A cyanide is any chemical compound that contains monovalent combining group CN. This group, known as the cyano group, consists of a carbon atom triple-bonded to a nitrogen atom.
In inorganic cyanides, such as sodium cyanide and potassium cyanide this group is present as the negatively charged polyatomic cyanide ion (CN−); these compounds, which are regarded as salts of hydrocyanic acid, are highly toxic. The cyanide ion is isoelectronic with carbon monoxide and with molecular nitrogen.
Organic cyanides are usually called nitriles; in these, the CN group is linked by a covalent bond to a carbon-containing group, such as methyl (CH3) in methyl cyanide (acetonitrile). Because they do not release cyanide ions, nitriles are generally less toxic, or in the case of insoluble polymers such as acrylic fiber, essentially nontoxic unless burned.

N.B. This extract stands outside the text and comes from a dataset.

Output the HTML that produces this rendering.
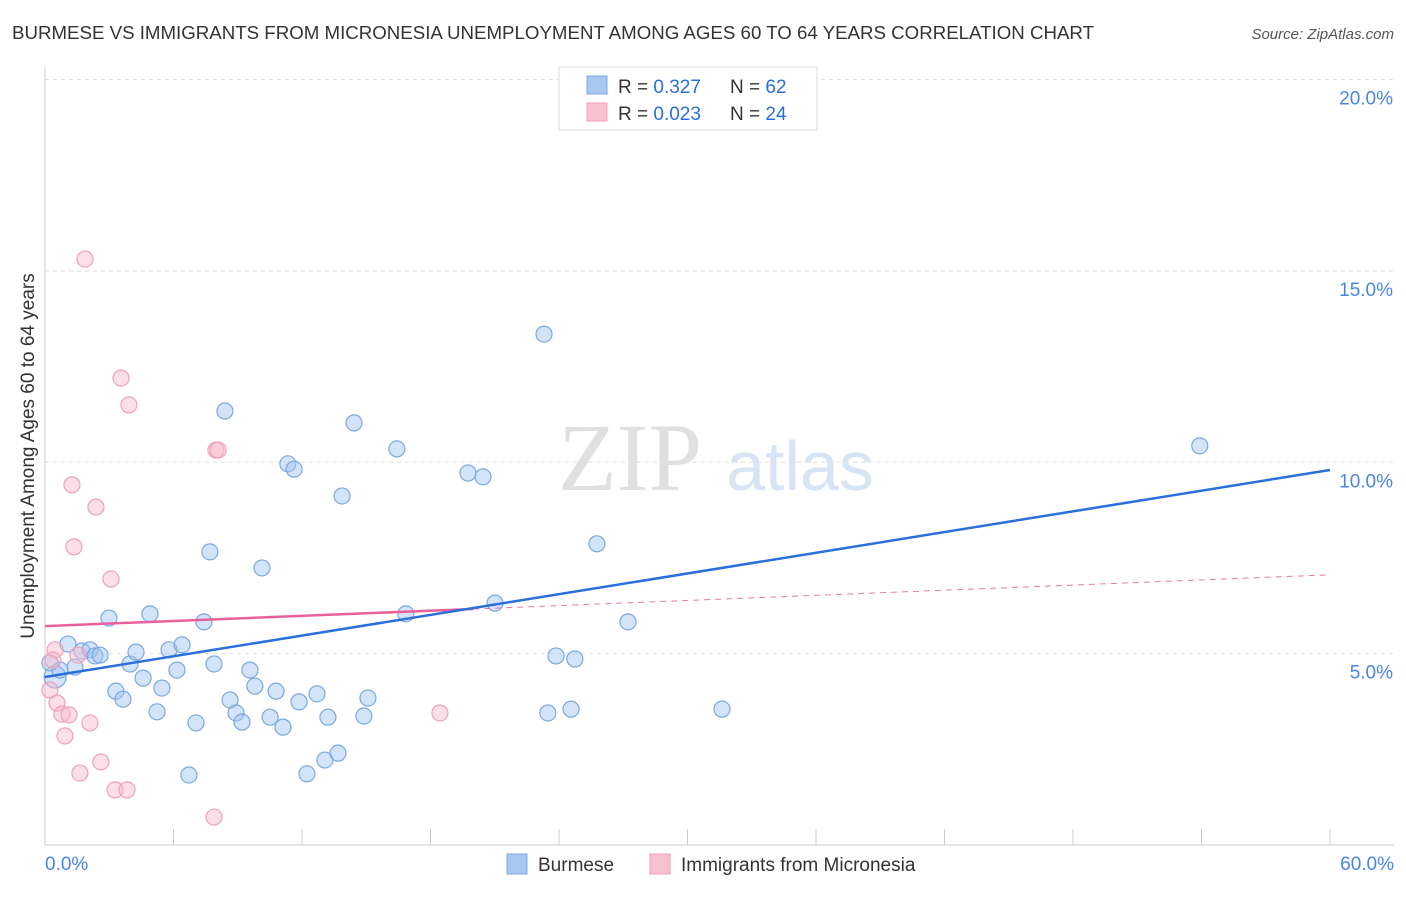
<!DOCTYPE html>
<html><head><meta charset="utf-8"><style>
body{margin:0;background:#fff;font-family:"Liberation Sans",sans-serif;}
</style></head><body>
<svg width="1406" height="892" xmlns="http://www.w3.org/2000/svg" style="font-family:'Liberation Sans',sans-serif">
<text x="12" y="39" font-size="18" fill="#333" textLength="1082" lengthAdjust="spacingAndGlyphs">BURMESE VS IMMIGRANTS FROM MICRONESIA UNEMPLOYMENT AMONG AGES 60 TO 64 YEARS CORRELATION CHART</text>
<text x="1394" y="39" font-size="15" fill="#555" font-style="italic" text-anchor="end">Source: ZipAtlas.com</text>
<g id="grid"></g>
<text x="630" y="490" font-size="96" fill="#e0e0e0" font-family="Liberation Serif" text-anchor="middle">ZIP</text>
<text x="800" y="490" font-size="70" fill="#d6e4f5" text-anchor="middle">atlas</text>
<text transform="translate(34,456) rotate(-90)" font-size="19" fill="#333" text-anchor="middle">Unemployment Among Ages 60 to 64 years</text>
<g id="marks"></g>
<g>
<rect x="559" y="67" width="258" height="63" fill="#fff" stroke="#ddd"/>
<rect x="587" y="76" width="20" height="18" fill="#a8c8f0" stroke="#7aa8e0"/>
<rect x="587" y="103" width="20" height="18" fill="#f8c0d0" stroke="#f0a0b8"/>
<text x="618" y="93" font-size="19" fill="#333">R = <tspan fill="#2a6fdb">0.327</tspan></text>
<text x="730" y="93" font-size="19" fill="#333">N = <tspan fill="#2a6fdb">62</tspan></text>
<text x="618" y="120" font-size="19" fill="#333">R = <tspan fill="#2a6fdb">0.023</tspan></text>
<text x="730" y="120" font-size="19" fill="#333">N = <tspan fill="#2a6fdb">24</tspan></text>
</g>
<g>
<rect x="507" y="854" width="20" height="20" fill="#a8c8f0" stroke="#7aa8e0"/>
<text x="538" y="871" font-size="19" fill="#333">Burmese</text>
<rect x="650" y="854" width="20" height="20" fill="#f8c0d0" stroke="#f0a0b8"/>
<text x="681" y="871" font-size="19" fill="#333">Immigrants from Micronesia</text>
</g>
</svg>
<script>
const xTicks=[0,6,12,18,24,30,36,42,48,54,60];
const yTicks=[5,10,15,20];
const blueX=[0.47,1.07,0.70,1.40,1.73,2.10,2.33,2.57,2.99,3.31,3.64,3.97,4.25,4.58,4.90,5.23,5.46,5.79,6.16,6.40,6.72,7.05,7.42,7.70,7.89,8.40,8.64,8.92,9.20,9.57,9.80,10.13,10.51,10.79,11.11,11.34,11.63,11.86,12.23,12.70,13.07,13.21,13.68,13.87,14.43,14.89,15.08,16.43,16.85,19.75,20.45,21.01,23.30,23.48,23.86,24.56,24.74,25.77,27.22,31.61,53.92,0.23];
const blueY=[4.39,5.25,4.57,4.65,5.07,5.10,4.94,4.96,5.93,4.02,3.81,4.73,5.04,4.36,6.04,3.48,4.10,5.10,4.57,5.23,1.83,3.19,5.83,7.66,4.73,11.34,3.79,3.45,3.21,4.57,4.15,7.24,3.34,4.02,3.08,9.96,9.82,3.74,1.86,3.95,2.22,3.34,2.40,9.12,11.03,3.37,3.84,10.35,6.04,9.72,9.62,6.32,13.35,3.45,4.94,3.55,4.86,7.87,5.83,3.55,10.43,4.76];
const pinkX=[1.87,3.55,3.92,1.26,2.38,1.35,3.08,7.98,8.08,0.47,0.37,0.56,0.79,1.12,0.93,2.10,1.63,2.61,3.27,3.83,7.89,18.44,0.23,1.54];
const pinkY=[15.31,12.20,11.50,9.41,8.83,7.79,6.95,10.32,10.32,5.10,4.83,3.71,3.42,3.40,2.85,3.19,1.88,2.17,1.44,1.44,0.73,3.45,4.05,4.96];
const blueTrend=[4.39,9.80];
const pinkTrend=[5.72,7.06];
const NS="http://www.w3.org/2000/svg";
const X=v=>45+v/60*1285;
const Y=v=>845-v*38.27;
function mk(tag,attrs,parent){const e=document.createElementNS(NS,tag);for(const k in attrs)e.setAttribute(k,attrs[k]);parent.appendChild(e);return e;}
const grid=document.getElementById('grid'),marks=document.getElementById('marks');
yTicks.forEach(t=>{
 const l=mk('line',{x1:45,x2:1394,y1:Y(t),y2:Y(t),stroke:'#ddd','stroke-dasharray':'4,4'},grid);
 
 
 const tx=mk('text',{x:1393,y:Y(t)+25,'font-size':19,fill:'#4a86e0','text-anchor':'end'},grid);
 tx.textContent=t.toFixed(1)+'%';
 
 
});
mk('line',{x1:45,x2:45,y1:67,y2:845,stroke:'#ccc'},grid);
mk('line',{x1:45,x2:1394,y1:845,y2:845,stroke:'#ccc'},grid);
xTicks.forEach(t=>{
 const l=mk('line',{x1:X(t),x2:X(t),y1:829,y2:845,stroke:'#ccc'},grid);
 
 
});
[[0,45,'start'],[60,1394,'end']].forEach(([v,x,a])=>{
 const tx=mk('text',{x:x,y:870,'font-size':19,fill:'#4a86e0','text-anchor':a},grid);
 tx.textContent=v.toFixed(1)+'%';
 
 
});
blueX.forEach((v,i)=>{
 const c=mk('circle',{cx:X(v),cy:Y(blueY[i]),r:i==0?11:8,fill:'rgba(160,196,240,0.45)',stroke:'#7aa8e0','stroke-width':1.2},marks);
 
 
});
pinkX.forEach((v,i)=>{
 const c=mk('circle',{cx:X(v),cy:Y(pinkY[i]),r:8,fill:'rgba(248,185,205,0.45)',stroke:'#f0a0b8','stroke-width':1.2},marks);
 
 
});
const pAt=x=>pinkTrend[0]+(pinkTrend[1]-pinkTrend[0])*x/60;
let l=mk('line',{x1:X(20),y1:Y(pAt(20)),x2:X(60),y2:Y(pAt(60)),stroke:'#e87aa0','stroke-width':1,'stroke-dasharray':'6,5'},marks);


l=mk('line',{x1:X(0),y1:Y(pAt(0)),x2:X(20),y2:Y(pAt(20)),stroke:'#e8609a','stroke-width':2.5},marks);


l=mk('line',{x1:X(0),y1:Y(blueTrend[0]),x2:X(60),y2:Y(blueTrend[1]),stroke:'#2a6fdb','stroke-width':2.5},marks);


</script>
</body></html>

Many cyanides are highly toxic. The most hazardous compound is hydrogen cyanide, which is a gas at ambient temperatures and pressure and can therefore be inhaled. For this reason, an air respirator supplied by an external oxygen source must be worn when working with hydrogen cyanide. Hydrogen cyanide is produced when a solution containing a labile cyanide is made acidic, because HCN is a weak acid. Alkaline solutions are safer to use because they do not evolve hydrogen cyanide gas. Hydrogen cyanide may be produced in the combustion of polyurethanes; for this reason, polyurethanes are not recommended for use in domestic and aircraft furniture. Oral ingestion of a small quantity of solid cyanide or a cyanide solution as little as 200 mg, or to airborne cyanide of 270 ppm is sufficient enough to cause death within minutes.